We asked Volkswagen's PR department why the GTE isn't coming here in an e-mail, and it told us that the cost of U.S. homologation was too high to justify for the volumes it would expect to sell. That was also the case when the model first appeared in 2014, VW said, when compact car sales were higher.

That's all valid. The GTI and Golf R are already niche products, and there's a chance that offering a GTE would cannibalize sales from those existing models rather than attracting new buyers. On the other hand: Volkswagen practically invented the hot hatchback and is uniquely positioned to reinvent the concept for hybrids and EVs. It'd virtually have the market all to itself. Instead, the company seems determined to throw up its hands and let its current enthusiast products die on the vine, at least in the U.S.

There was the e-Golf, a sprightly electric Mk7 hampered by its limited range and status as a “compliance car,” meaning VW barely marketed it and sold it at a loss to offset the emissions footprints of larger vehicles. The company dramatically improved the e-Golf's range from a paltry 83 miles to a more usable 125 in 2017 before killing it off without a replacement two years later. Then, there are the attractive ID.3 production car and ID.2all concept, which Volkswagen neither sells here nor plans to. 

We’re left with the ID.4, a crossover that looks like it was styled by the Idaho Potato Commission; and the ID.7, a long, sloped-roof sedan seemingly destined to follow the CC and Arteon’s footsteps into sales oblivion. Oh, and the handsome ID.Buzz van—when is that coming out, again?

Volkswagen could bring the GTE here right now, so it hurts that it doesn’t. The GTE's electric torque boost and electric range make a good car even better and more practical, and it bridges the gap between today’s sporty cars and tomorrow’s. It's also worth noting that under current rules, the GTE would qualify for a $7,500 federal EV/PHEV tax credit when leased, sweetening the deal and making the hybrid's value proposition more attractive at no cost to VW.

There’s a reason everyone from lawyers and doctors to teachers, tech bros, and musicians drive GTIs—they’re fun, practical, and classy, transcending wealth and status to deliver a great experience. As years pass and technology matures, those folks are looking for hybrids and EVs, and Volkswagen has nothing to sell them.

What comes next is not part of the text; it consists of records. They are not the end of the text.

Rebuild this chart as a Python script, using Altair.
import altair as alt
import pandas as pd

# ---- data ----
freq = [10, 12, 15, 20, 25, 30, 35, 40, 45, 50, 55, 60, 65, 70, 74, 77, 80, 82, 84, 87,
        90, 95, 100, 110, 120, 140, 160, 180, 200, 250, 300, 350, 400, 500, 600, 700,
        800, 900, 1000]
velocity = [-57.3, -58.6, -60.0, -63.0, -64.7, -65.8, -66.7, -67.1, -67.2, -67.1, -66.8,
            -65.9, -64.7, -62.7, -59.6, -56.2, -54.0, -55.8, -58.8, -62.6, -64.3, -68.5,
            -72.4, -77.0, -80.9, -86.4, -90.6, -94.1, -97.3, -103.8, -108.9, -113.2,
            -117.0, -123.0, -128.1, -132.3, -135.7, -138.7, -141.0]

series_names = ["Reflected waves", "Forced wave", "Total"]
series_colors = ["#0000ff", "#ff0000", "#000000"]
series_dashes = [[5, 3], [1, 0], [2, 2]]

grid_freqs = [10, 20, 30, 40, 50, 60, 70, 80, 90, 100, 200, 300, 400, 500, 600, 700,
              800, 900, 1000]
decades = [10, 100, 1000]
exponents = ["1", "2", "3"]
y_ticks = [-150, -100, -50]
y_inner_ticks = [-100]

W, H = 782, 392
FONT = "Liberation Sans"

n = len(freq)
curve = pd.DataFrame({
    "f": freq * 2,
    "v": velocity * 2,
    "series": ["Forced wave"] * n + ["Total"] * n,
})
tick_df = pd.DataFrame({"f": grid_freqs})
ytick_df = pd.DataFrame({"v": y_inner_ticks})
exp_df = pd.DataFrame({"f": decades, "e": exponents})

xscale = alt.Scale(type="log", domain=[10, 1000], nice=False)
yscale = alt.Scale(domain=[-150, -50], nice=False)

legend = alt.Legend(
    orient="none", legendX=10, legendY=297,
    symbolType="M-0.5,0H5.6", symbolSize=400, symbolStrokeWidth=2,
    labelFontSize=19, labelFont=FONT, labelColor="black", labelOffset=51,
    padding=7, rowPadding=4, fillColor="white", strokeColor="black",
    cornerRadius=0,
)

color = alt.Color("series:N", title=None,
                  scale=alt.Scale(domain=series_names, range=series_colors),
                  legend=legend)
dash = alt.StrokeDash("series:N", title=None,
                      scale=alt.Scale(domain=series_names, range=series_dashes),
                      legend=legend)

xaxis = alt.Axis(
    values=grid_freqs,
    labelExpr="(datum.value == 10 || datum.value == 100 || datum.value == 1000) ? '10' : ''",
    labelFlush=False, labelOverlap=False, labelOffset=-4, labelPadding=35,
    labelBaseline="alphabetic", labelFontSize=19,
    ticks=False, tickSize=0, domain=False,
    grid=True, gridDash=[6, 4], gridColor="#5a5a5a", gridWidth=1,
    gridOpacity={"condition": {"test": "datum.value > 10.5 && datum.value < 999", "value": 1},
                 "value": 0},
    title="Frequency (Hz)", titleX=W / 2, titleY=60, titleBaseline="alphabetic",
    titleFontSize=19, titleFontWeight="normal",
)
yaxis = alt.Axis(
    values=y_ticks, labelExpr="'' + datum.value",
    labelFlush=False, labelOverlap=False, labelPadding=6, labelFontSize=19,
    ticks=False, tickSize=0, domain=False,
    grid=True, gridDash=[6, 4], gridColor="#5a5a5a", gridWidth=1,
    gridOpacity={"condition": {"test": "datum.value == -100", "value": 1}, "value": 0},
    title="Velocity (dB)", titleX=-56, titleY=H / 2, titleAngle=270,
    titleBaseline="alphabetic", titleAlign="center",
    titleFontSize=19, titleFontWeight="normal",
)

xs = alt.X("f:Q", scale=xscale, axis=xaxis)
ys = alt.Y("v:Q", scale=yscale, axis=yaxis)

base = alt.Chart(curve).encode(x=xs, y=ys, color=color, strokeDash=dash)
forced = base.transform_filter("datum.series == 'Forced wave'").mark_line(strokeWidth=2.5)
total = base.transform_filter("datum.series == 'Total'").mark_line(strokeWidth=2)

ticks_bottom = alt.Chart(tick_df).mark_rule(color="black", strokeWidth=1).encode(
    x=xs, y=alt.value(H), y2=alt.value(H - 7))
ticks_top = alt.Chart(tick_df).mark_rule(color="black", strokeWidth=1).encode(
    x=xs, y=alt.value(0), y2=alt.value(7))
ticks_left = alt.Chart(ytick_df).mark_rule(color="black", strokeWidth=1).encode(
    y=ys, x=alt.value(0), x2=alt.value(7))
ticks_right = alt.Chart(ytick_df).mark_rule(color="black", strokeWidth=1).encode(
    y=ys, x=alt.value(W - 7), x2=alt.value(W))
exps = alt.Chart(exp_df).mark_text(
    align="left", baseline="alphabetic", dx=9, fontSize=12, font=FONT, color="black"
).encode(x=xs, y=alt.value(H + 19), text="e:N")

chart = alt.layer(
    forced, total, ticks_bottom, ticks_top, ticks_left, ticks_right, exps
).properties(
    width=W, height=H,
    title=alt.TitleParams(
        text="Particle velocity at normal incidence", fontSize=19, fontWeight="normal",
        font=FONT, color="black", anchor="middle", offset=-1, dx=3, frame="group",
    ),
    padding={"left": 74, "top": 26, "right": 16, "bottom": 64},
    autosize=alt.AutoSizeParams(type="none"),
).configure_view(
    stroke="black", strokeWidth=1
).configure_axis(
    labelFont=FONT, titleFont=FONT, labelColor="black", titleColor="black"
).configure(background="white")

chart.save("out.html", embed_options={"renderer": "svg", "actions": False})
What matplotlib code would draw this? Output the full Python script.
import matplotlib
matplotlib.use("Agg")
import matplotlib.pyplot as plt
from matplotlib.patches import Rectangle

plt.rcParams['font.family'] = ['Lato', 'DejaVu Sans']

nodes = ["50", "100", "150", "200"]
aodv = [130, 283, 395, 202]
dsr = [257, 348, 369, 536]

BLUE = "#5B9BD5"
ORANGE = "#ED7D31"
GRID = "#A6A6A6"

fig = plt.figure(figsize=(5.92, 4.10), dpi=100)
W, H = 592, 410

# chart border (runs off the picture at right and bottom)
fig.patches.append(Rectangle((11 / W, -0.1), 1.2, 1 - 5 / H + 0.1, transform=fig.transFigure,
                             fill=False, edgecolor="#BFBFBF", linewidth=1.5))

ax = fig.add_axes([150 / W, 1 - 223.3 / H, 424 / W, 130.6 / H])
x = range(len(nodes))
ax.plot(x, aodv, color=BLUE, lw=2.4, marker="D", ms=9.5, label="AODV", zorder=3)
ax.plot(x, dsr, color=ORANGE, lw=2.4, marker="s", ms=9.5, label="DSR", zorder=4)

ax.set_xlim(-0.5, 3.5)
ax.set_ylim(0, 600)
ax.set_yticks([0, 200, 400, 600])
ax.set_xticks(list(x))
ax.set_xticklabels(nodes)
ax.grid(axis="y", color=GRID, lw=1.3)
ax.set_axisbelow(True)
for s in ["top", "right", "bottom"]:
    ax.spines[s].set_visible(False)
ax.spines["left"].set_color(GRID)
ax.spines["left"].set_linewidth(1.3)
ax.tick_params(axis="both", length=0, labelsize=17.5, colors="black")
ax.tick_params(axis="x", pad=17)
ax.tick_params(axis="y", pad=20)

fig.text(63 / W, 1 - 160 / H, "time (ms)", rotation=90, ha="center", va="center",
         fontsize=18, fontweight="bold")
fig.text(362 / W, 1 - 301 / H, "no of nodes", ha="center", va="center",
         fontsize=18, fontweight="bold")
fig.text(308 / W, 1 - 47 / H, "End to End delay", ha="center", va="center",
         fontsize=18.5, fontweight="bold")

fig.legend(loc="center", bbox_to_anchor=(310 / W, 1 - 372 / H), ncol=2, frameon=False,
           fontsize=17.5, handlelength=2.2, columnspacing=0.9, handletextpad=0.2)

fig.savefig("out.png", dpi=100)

An ID.4? Please. It’s no wonder they’re jumping ship to Hyundai and Tesla.

If VW wants to renew the GTI’s relevance to casual car enthusiasts—and, let’s face it, yuppies—it needs an electrified version, stat. It showed off the ID.GTI concept in Munich last September, which looks great, and can’t get here soon enough. But Car & Driver predicts it won’t arrive in Europe until 2027, and VW is mum about whether it’ll come here at all. Of course, there’s the adage that Americans don’t buy small cars, especially premium ones, but that’s a self-fulfilling prophecy when you don’t have compelling small cars to sell.

Volkswagen is dragging its feet, perhaps because it underestimates the significance of the GTI in the American context, as an alternative to crossovers and Camrys without being a hardcore, flat-brim-wearing STI or Type R. The GTI has never been about pure performance. It's about the total package, and that package has embraced progress through turbocharging, direct injection, and dual-clutch transmissions, all while playing up its signature quirks. Why not electrification?

An automatic-only, gas-only GTI sits in the uncanny valley between analog and digital—like an iPod in a world torn between vinyl and Spotify. On the other hand, a $40,000, 250-mile EV hot-hatchback with plaid seats, red accents, and a GTI badge? That's an exciting idea, and one VW is poised to make real, if it cares to.